Is it waffle cone, sugar cone, or a cake cup?
All of these are relatively new ways to eat ancient confection and there is much disagreement as to who first came up with the edible cone.
In the 19th century, ice cream was served on biscuits and wafers, in cups and bowls, and in glass, metal, and paper cones. It was stuffed into cornets and cornucopias. About that time, street vendors appeared, selling ice cream from in biscuit cups.
Some say the inventor of the edible dish was Italo Marchiony. In 1896, he had a chain of 45 ice cream pushcarts in New York City; he used edible biscuit cups and even got a patent in 1903 for a machine to make them.
But it wasn't a cone.
It wasn't until the 1904 St.

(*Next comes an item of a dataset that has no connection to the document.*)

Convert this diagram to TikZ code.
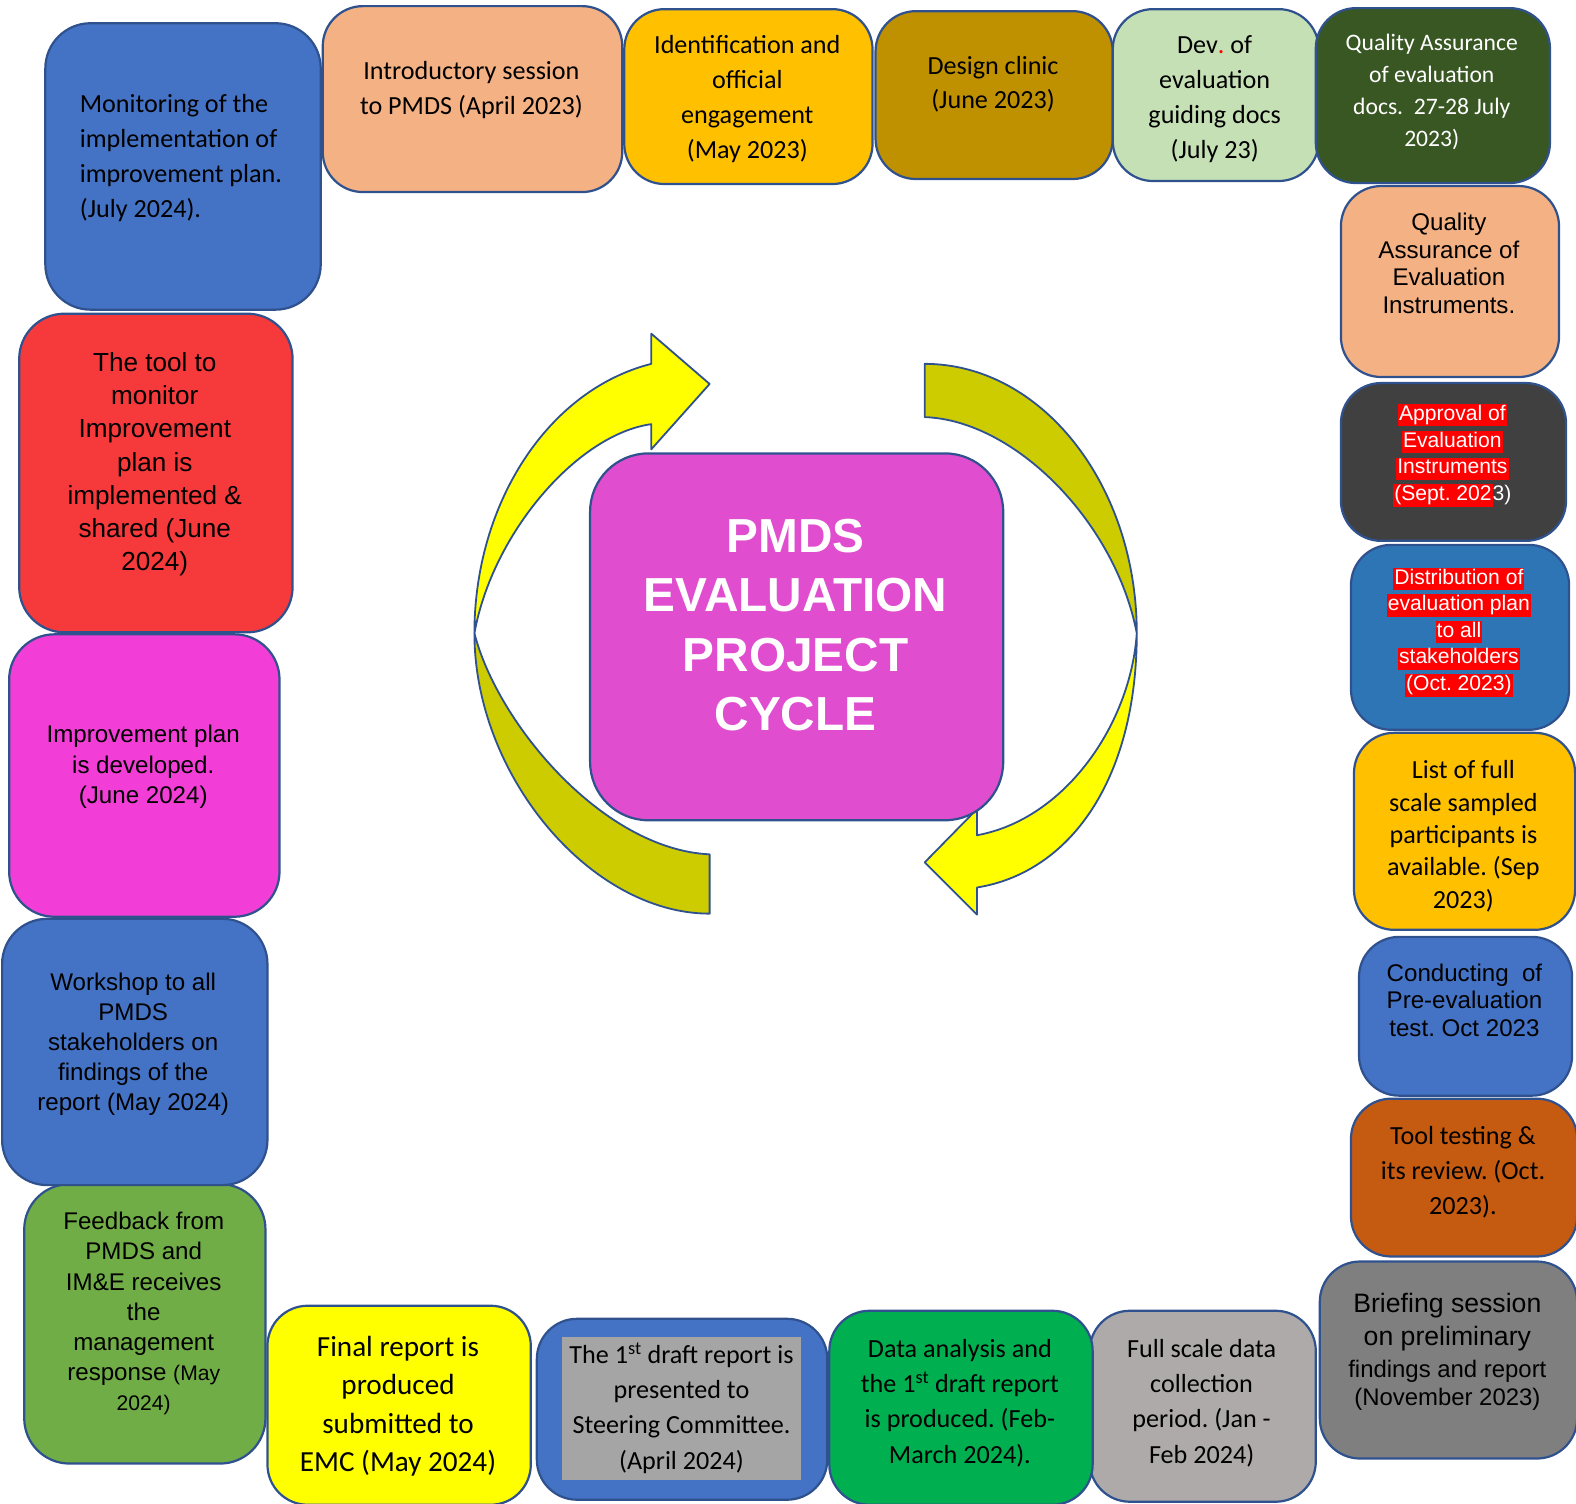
\documentclass[tikz,border=0pt]{standalone}
\usepackage{fontspec}
\setmainfont{Carlito}
\newfontfamily\arialfont{Liberation Sans}
\frenchspacing

\definecolor{edge}{HTML}{2F528F}
\definecolor{blueA}{HTML}{4472C4}
\definecolor{peach}{HTML}{F4B183}
\definecolor{amber}{HTML}{FFC000}
\definecolor{mustard}{HTML}{BF9000}
\definecolor{mint}{HTML}{C5E0B4}
\definecolor{forest}{HTML}{385723}
\definecolor{charcoal}{HTML}{404040}
\definecolor{steel}{HTML}{2E75B6}
\definecolor{rust}{HTML}{C55A11}
\definecolor{slate}{HTML}{7F7F7F}
\definecolor{silver}{HTML}{AEAAAA}
\definecolor{grass}{HTML}{00B050}
\definecolor{ash}{HTML}{A5A5A5}
\definecolor{lemon}{HTML}{FFFF00}
\definecolor{leaf}{HTML}{70AD47}
\definecolor{orchid}{HTML}{F23ED6}
\definecolor{tomato}{HTML}{F63A3C}
\definecolor{hubpink}{HTML}{E04ECF}
\definecolor{bandback}{HTML}{CCCC00}

% red marker behind a line of text
\newcommand{\redhl}[1]{{\setlength{\fboxsep}{1pt}\colorbox{red}{\rule[-5pt]{0pt}{17pt}#1}}}

\begin{document}
\begin{tikzpicture}[
    x=1pt, y=-1pt,
    stage/.style={draw=edge, line width=2.2pt, rounded corners=40pt, anchor=north west, inner sep=0pt},
    calibri/.style 2 args={font=\fontsize{#1}{#2}\selectfont, align=center},
    arial/.style 2 args={font=\arialfont\fontsize{#1}{#2}\selectfont, align=center},
    band/.style={draw=edge, line width=1.8pt, line join=round}
]
\useasboundingbox (0,0) rectangle (1568,1496);

% the two curved arrows round the centre
\draw[band, fill=lemon] (472,630) .. controls (472,501) and (545,388) .. (648,362)
    -- (648,332) -- (706,382) -- (648,447) -- (648,422)
    .. controls (575,432) and (490,530) .. (472,630) -- cycle;
\draw[band, fill=bandback] (472,630) .. controls (472,772) and (588,909) .. (706,909)
    -- (706,850) .. controls (600,845) and (495,720) .. (472,630) -- cycle;
\draw[band, fill=bandback] (920,362) .. controls (1036,362) and (1131,482) .. (1131,630)
    .. controls (1110,520) and (1010,418) .. (920,415) -- cycle;
\draw[band, fill=lemon] (1131,630) .. controls (1131,775) and (1065,868) .. (972,883)
    -- (972,910) -- (920,858) -- (972,805) -- (972,831)
    .. controls (1060,815) and (1125,720) .. (1131,630) -- cycle;

% centre
\node[stage, fill=hubpink, rounded corners=58pt, minimum width=411pt, minimum height=365pt] (hub) at (586,450) {};
\node[font=\arialfont\bfseries\fontsize{47.5}{59}\selectfont, align=center, text=white] (hub-t) at (791.5,622)
    {PMDS\\EVALUATION\\PROJECT\\CYCLE};

% top row
\node[stage, fill=blueA, rounded corners=45pt, minimum width=274pt, minimum height=285pt] (monitor) at (44,22) {};
\node[calibri={26}{35}, align=left] (monitor-t) at (180,157)
    {Monitoring of the\\implementation of\\improvement plan.\\(July 2024).};
\node[stage, fill=peach, minimum width=298pt, minimum height=185pt] (intro) at (320,5) {};
\node[calibri={26}{35}] (intro-t) at (469,89.5) {Introductory session\\to PMDS (April 2023)};
\node[stage, fill=amber, minimum width=247pt, minimum height=174pt] (ident) at (620,8) {};
\node[calibri={26}{35}] (ident-t) at (743.5,98.5) {Identification and\\official\\engagement\\(May 2023)};
\node[stage, fill=mustard, minimum width=236pt, minimum height=167pt] (clinic) at (870,10) {};
\node[calibri={26}{34}] (clinic-t) at (988,84) {Design clinic\\(June 2023)};
\node[stage, fill=mint, minimum width=205pt, minimum height=171pt] (guide) at (1106,8) {};
\node[calibri={26}{35}] (guide-t) at (1208.5,98.5) {Dev{\color{red}.} of\\evaluation\\guiding docs\\(July 23)};
\node[stage, fill=forest, minimum width=233pt, minimum height=174pt] (qadocs) at (1308,7) {};
\node[calibri={23.5}{32}, text=white] (qadocs-t) at (1424.5,91.5)
    {Quality Assurance\\of evaluation\\docs.\ \ 27-28 July\\2023)};

% right column
\node[stage, fill=peach, minimum width=217pt, minimum height=190pt] (qainst) at (1333,184) {};
\node[arial={24}{27.7}] (qainst-t) at (1441.5,262) {Quality\\Assurance of\\Evaluation\\Instruments.};
\node[stage, fill=charcoal, minimum width=224pt, minimum height=157pt] (approve) at (1333,380) {};
\node[arial={21}{26.7}, text=white] (approve-t) at (1445,453)
    {\redhl{Approval of}\\\redhl{Evaluation}\\\redhl{Instruments}\\\redhl{(Sept. 202}3)};
\node[stage, fill=steel, minimum width=217pt, minimum height=184pt] (spread) at (1343,541) {};
\node[arial={21}{26.5}, text=white] (spread-t) at (1451.5,629)
    {\redhl{Distribution of}\\\redhl{evaluation plan}\\\redhl{to all}\\\redhl{stakeholders}\\\redhl{(Oct. 2023)}};
\node[stage, fill=amber, minimum width=220pt, minimum height=196pt] (sample) at (1346,728) {};
\node[calibri={26}{32.3}] (sample-t) at (1456,832)
    {List of full\\scale sampled\\participants is\\available. (Sep\\2023)};
\node[stage, fill=blueA, minimum width=212pt, minimum height=158pt] (pretest) at (1351,931) {};
\node[arial={24}{27.5}] (pretest-t) at (1457,995) {Conducting\ \ of\\Pre-evaluation\\test. Oct 2023};
\node[stage, fill=rust, minimum width=225pt, minimum height=157pt] (tooltest) at (1343,1092) {};
\node[calibri={26}{35}] (tooltest-t) at (1455.5,1166.5) {Tool testing \&\\its review. (Oct.\\2023).};
\node[stage, fill=slate, minimum width=256pt, minimum height=196pt] (brief) at (1312,1254) {};
\node[arial={23.8}{28}] (brief-t) at (1440,1345)
    {{\fontsize{26.5}{33}\selectfont Briefing session}\\[5pt]{\fontsize{26.5}{33}\selectfont on preliminary}\\[3pt]
     findings and report\\(November 2023)};

% bottom row
\node[stage, fill=silver, minimum width=225pt, minimum height=190pt] (collect) at (1083,1303) {};
\node[calibri={26}{35}] (collect-t) at (1195.5,1396) {Full scale data\\collection\\period. (Jan -\\Feb 2024)};
\node[stage, fill=grass, minimum width=262pt, minimum height=193pt] (analysis) at (824,1303) {};
\node[calibri={26}{35}] (analysis-t) at (955,1396)
    {Data analysis and\\the 1\textsuperscript{st} draft report\\is produced. (Feb-\\March 2024).};
\node[stage, fill=blueA, minimum width=289pt, minimum height=180pt] (draft) at (533,1311) {};
\node[calibri={26}{35}, fill=ash, minimum width=238pt, minimum height=142pt, inner sep=0pt] (draft-t) at (678,1401)
    {The 1\textsuperscript{st} draft report is\\presented to\\Steering Committee.\\(April 2024)};
\node[stage, fill=lemon, minimum width=262pt, minimum height=198pt] (final) at (265,1298) {};
\node[calibri={29}{38}] (final-t) at (396,1399) {Final report is\\produced\\submitted to\\EMC (May 2024)};

% left column
\node[stage, fill=leaf, rounded corners=45pt, minimum width=240pt, minimum height=278pt] (feedback) at (23,1177) {};
\node[arial={24}{30}] (feedback-t) at (143,1307)
    {Feedback from\\PMDS and\\IM\&E receives\\the\\management\\response {\fontsize{21}{30}\selectfont(May}\\{\fontsize{21}{27}\selectfont 2024)}};
\node[stage, fill=blueA, rounded corners=45pt, minimum width=264pt, minimum height=265pt] (workshop) at (1,913) {};
\node[arial={24}{30}] (workshop-t) at (132.5,1039)
    {Workshop to all\\PMDS\\stakeholders on\\findings of the\\report (May 2024)};
\node[stage, fill=orchid, rounded corners=45pt, minimum width=269pt, minimum height=281pt] (improve) at (8,630) {};
\node[arial={24}{30}] (improve-t) at (142.5,763) {Improvement plan\\is developed.\\(June 2024)};
\node[stage, fill=tomato, rounded corners=45pt, minimum width=272pt, minimum height=317pt] (toolmon) at (18,311) {};
\node[arial={26}{33}] (toolmon-t) at (154,462)
    {The tool to\\monitor\\Improvement\\plan is\\implemented \&\\shared (June\\2024)};
\end{tikzpicture}
\end{document}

Louis World's Fair that the American cone was born, and the debate began.
One convincing story is that one of the 50 ice cream vendors at the fair, Arnold Fornachou, ran out of paper ice cream cups. Ernest Hamwi was selling waffles in the next cart and rolled up one for him to use. When Hamwi saw people liked the combination, he started making ice cream waffle cones for other vendors.

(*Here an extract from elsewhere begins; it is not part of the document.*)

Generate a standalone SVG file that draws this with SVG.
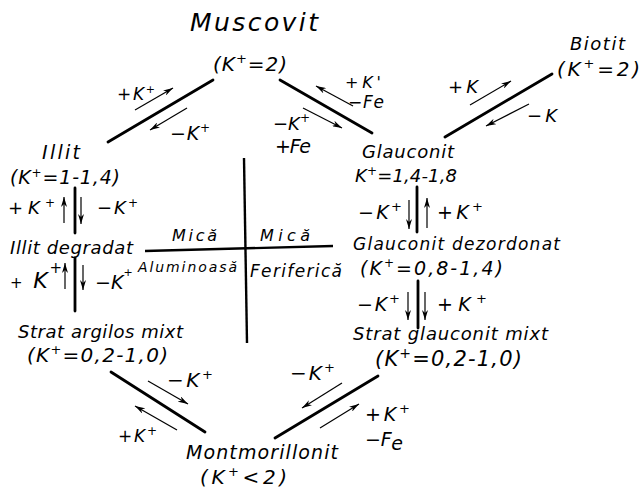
<svg xmlns="http://www.w3.org/2000/svg" width="642" height="489" viewBox="0 0 642 489">
<style>
text{font-family:"DejaVu Sans","Liberation Sans",Arial,sans-serif;font-style:oblique;fill:#000}
.main{stroke:#000;stroke-width:2.8;stroke-linecap:round;fill:none}
.cross{stroke:#000;stroke-width:2.4;fill:none}
.arr{stroke:#000;stroke-width:1.2;fill:none;marker-end:url(#ah)}
</style>
<defs>
<marker id="ah" markerUnits="userSpaceOnUse" markerWidth="10" markerHeight="6" refX="10" refY="3" orient="auto">
<path d="M0,0 L10,3 L0,6 L3,3 z" fill="#000"/>
</marker>
</defs>
<rect width="642" height="489" fill="#fff"/>

<g id="muscovit">
<text x="190" y="31" font-size="25" textLength="128" lengthAdjust="spacing">Muscovit</text>
<text x="213" y="71" font-size="20" textLength="74" lengthAdjust="spacing">(K<tspan dy="-8" font-size="13">+</tspan><tspan dy="8">=2)</tspan></text>
</g>
<g id="biotit">
<text x="570" y="50" font-size="18" textLength="55" lengthAdjust="spacing">Biotit</text>
<text x="557" y="76" font-size="20" textLength="83" lengthAdjust="spacing">(K<tspan dy="-8" font-size="13">+</tspan><tspan dy="8">=2)</tspan></text>
</g>
<g id="illit">
<text x="42" y="159" font-size="19" textLength="38" lengthAdjust="spacing">Illit</text>
<text x="10" y="184" font-size="19" textLength="110" lengthAdjust="spacing">(K<tspan dy="-7" font-size="12">+</tspan><tspan dy="7">=1-1,4)</tspan></text>
</g>
<g id="glauconit">
<text x="362" y="158" font-size="18" textLength="92" lengthAdjust="spacing">Glauconit</text>
<text x="355" y="182" font-size="18" textLength="102" lengthAdjust="spacing">K<tspan dy="-7" font-size="12">+</tspan><tspan dy="7">=1,4-1,8</tspan></text>
</g>
<g id="illit-degradat">
<text x="10" y="254" font-size="18" textLength="123" lengthAdjust="spacing">Illit degradat</text>
</g>
<g id="glauconit-dezordonat">
<text x="353" y="250" font-size="17" textLength="207" lengthAdjust="spacing">Glauconit dezordonat</text>
<text x="360" y="275" font-size="19" textLength="143" lengthAdjust="spacing">(K<tspan dy="-8" font-size="12">+</tspan><tspan dy="8">=0,8-1,4)</tspan></text>
</g>
<g id="strat-argilos-mixt">
<text x="18" y="338" font-size="18" textLength="165" lengthAdjust="spacing">Strat argilos mixt</text>
<text x="27" y="362" font-size="20" textLength="141" lengthAdjust="spacing">(K<tspan dy="-8" font-size="13">+</tspan><tspan dy="8">=0,2-1,0)</tspan></text>
</g>
<g id="strat-glauconit-mixt">
<text x="353" y="340" font-size="18" textLength="195" lengthAdjust="spacing">Strat glauconit mixt</text>
<text x="375" y="366" font-size="21" textLength="147" lengthAdjust="spacing">(K<tspan dy="-8" font-size="14">+</tspan><tspan dy="8">=0,2-1,0)</tspan></text>
</g>
<g id="montmorillonit">
<text x="186" y="459" font-size="19" textLength="152" lengthAdjust="spacing">Montmorillonit</text>
<text x="200" y="484" font-size="20" textLength="87" lengthAdjust="spacing">(K<tspan dy="-8" font-size="13">+</tspan><tspan dy="8">&lt;2)</tspan></text>
</g>
<g id="mica-cross">
<line class="cross" x1="145" y1="251" x2="333" y2="246"/>
<line class="cross" x1="244" y1="158" x2="247" y2="343"/>
<text x="172" y="241" font-size="16" textLength="45" lengthAdjust="spacing">Mică</text>
<text x="260" y="241" font-size="16" textLength="50" lengthAdjust="spacing">Mică</text>
<text x="138" y="272" font-size="14" textLength="99" lengthAdjust="spacing">Aluminoasă</text>
<text x="250" y="277" font-size="17" textLength="92" lengthAdjust="spacing">Feriferică</text>
</g>

<g id="connectors">
<line class="main" x1="108" y1="142" x2="213" y2="80"/>
<line class="main" x1="280" y1="80" x2="372" y2="133"/>
<line class="main" x1="445" y1="137" x2="552" y2="74"/>
<line class="main" x1="111" y1="372" x2="205" y2="432"/>
<line class="main" x1="378" y1="376" x2="275" y2="438"/>
<line class="main" x1="75" y1="188" x2="75" y2="233" stroke-width="2.2"/>
<line class="main" x1="75" y1="258" x2="75" y2="311" stroke-width="2.2"/>
<line class="main" x1="417" y1="187" x2="417" y2="232" stroke-width="2.2"/>
<line class="main" x1="418" y1="281" x2="418" y2="328" stroke-width="2.2"/>

<line class="arr" x1="135" y1="110" x2="173" y2="88"/>
<line class="arr" x1="187" y1="108" x2="150" y2="130"/>
<line class="arr" x1="353" y1="106" x2="316" y2="86"/>
<line class="arr" x1="303" y1="108" x2="342" y2="128"/>
<line class="arr" x1="470" y1="105" x2="511" y2="81"/>
<line class="arr" x1="529" y1="104" x2="486" y2="126"/>
<line class="arr" x1="148" y1="381" x2="188" y2="404"/>
<line class="arr" x1="177" y1="430" x2="135" y2="406"/>
<line class="arr" x1="342" y1="383" x2="302" y2="408"/>
<line class="arr" x1="320" y1="428" x2="359" y2="404"/>
<line class="arr" x1="64" y1="223" x2="64" y2="197"/>
<line class="arr" x1="81" y1="197" x2="81" y2="224"/>
<line class="arr" x1="65" y1="289" x2="65" y2="263"/>
<line class="arr" x1="83" y1="265" x2="83" y2="290"/>
<line class="arr" x1="409" y1="200" x2="409" y2="229"/>
<line class="arr" x1="427" y1="228" x2="427" y2="198"/>
<line class="arr" x1="408" y1="292" x2="408" y2="320"/>
<line class="arr" x1="425" y1="292" x2="425" y2="320"/>

<text x="117" y="100" font-size="17" textLength="38" lengthAdjust="spacing">+K<tspan dy="-7" font-size="11">+</tspan></text>
<text x="170" y="140" font-size="19" textLength="40" lengthAdjust="spacing">−K<tspan dy="-8" font-size="12">+</tspan></text>
<text x="345" y="88" font-size="16" textLength="36" lengthAdjust="spacing">+K'</text>
<text x="348" y="108" font-size="17" textLength="36" lengthAdjust="spacing">−Fe</text>
<text x="273" y="130" font-size="18" textLength="37" lengthAdjust="spacing">−K<tspan dy="-8" font-size="12">+</tspan></text>
<text x="275" y="153" font-size="19" textLength="36" lengthAdjust="spacing">+Fe</text>
<text x="448" y="93" font-size="18" textLength="30" lengthAdjust="spacing">+K</text>
<text x="527" y="122" font-size="18" textLength="30" lengthAdjust="spacing">−K</text>
<text x="8" y="214" font-size="18" textLength="47" lengthAdjust="spacing">+K<tspan dy="-7" font-size="12">+</tspan></text>
<text x="97" y="214" font-size="18" textLength="41" lengthAdjust="spacing">−K<tspan dy="-7" font-size="12">+</tspan></text>
<text x="10" y="288" font-size="22" textLength="52" lengthAdjust="spacing"><tspan font-size="15">+</tspan> K<tspan dy="-15" font-size="15">+</tspan></text>
<text x="95" y="289" font-size="19">−K<tspan dy="-13" font-size="11">+</tspan></text>
<text x="358" y="219" font-size="19" textLength="44" lengthAdjust="spacing">−K<tspan dy="-8" font-size="13">+</tspan></text>
<text x="437" y="219" font-size="19" textLength="46" lengthAdjust="spacing">+K<tspan dy="-8" font-size="13">+</tspan></text>
<text x="357" y="311" font-size="19" textLength="43" lengthAdjust="spacing">−K<tspan dy="-8" font-size="13">+</tspan></text>
<text x="437" y="311" font-size="19" textLength="50" lengthAdjust="spacing">+K<tspan dy="-8" font-size="13">+</tspan></text>
<text x="167" y="387" font-size="20" textLength="46" lengthAdjust="spacing">−K<tspan dy="-8" font-size="13">+</tspan></text>
<text x="118" y="442" font-size="17" textLength="39" lengthAdjust="spacing">+K<tspan dy="-7" font-size="12">+</tspan></text>
<text x="290" y="380" font-size="20" textLength="45" lengthAdjust="spacing">−K<tspan dy="-8" font-size="13">+</tspan></text>
<text x="365" y="421" font-size="19" textLength="45" lengthAdjust="spacing">+K<tspan dy="-8" font-size="13">+</tspan></text>
<text x="365" y="446" font-size="19" textLength="38" lengthAdjust="spacing">−F<tspan dy="4">e</tspan></text>
</g>
</svg>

Soon most vendors copied the presentation. Many claimed to be the inventor of the cone; a few said they worked for Hamwi.
In the next 20 years, several patents were issued on cone-making machines, several cone companies produced enough ready-mades for Fairs nationwide, and by 1924, production reached 245 million. Modern machines can produce 150,000 rolled cones every 14 hours. Joy Cone Company in Hermitage, PA, is the largest ice cream cone company in the world and produces more than 1.5 billion cones each year. It opened in 1918 and is still owned by the same family.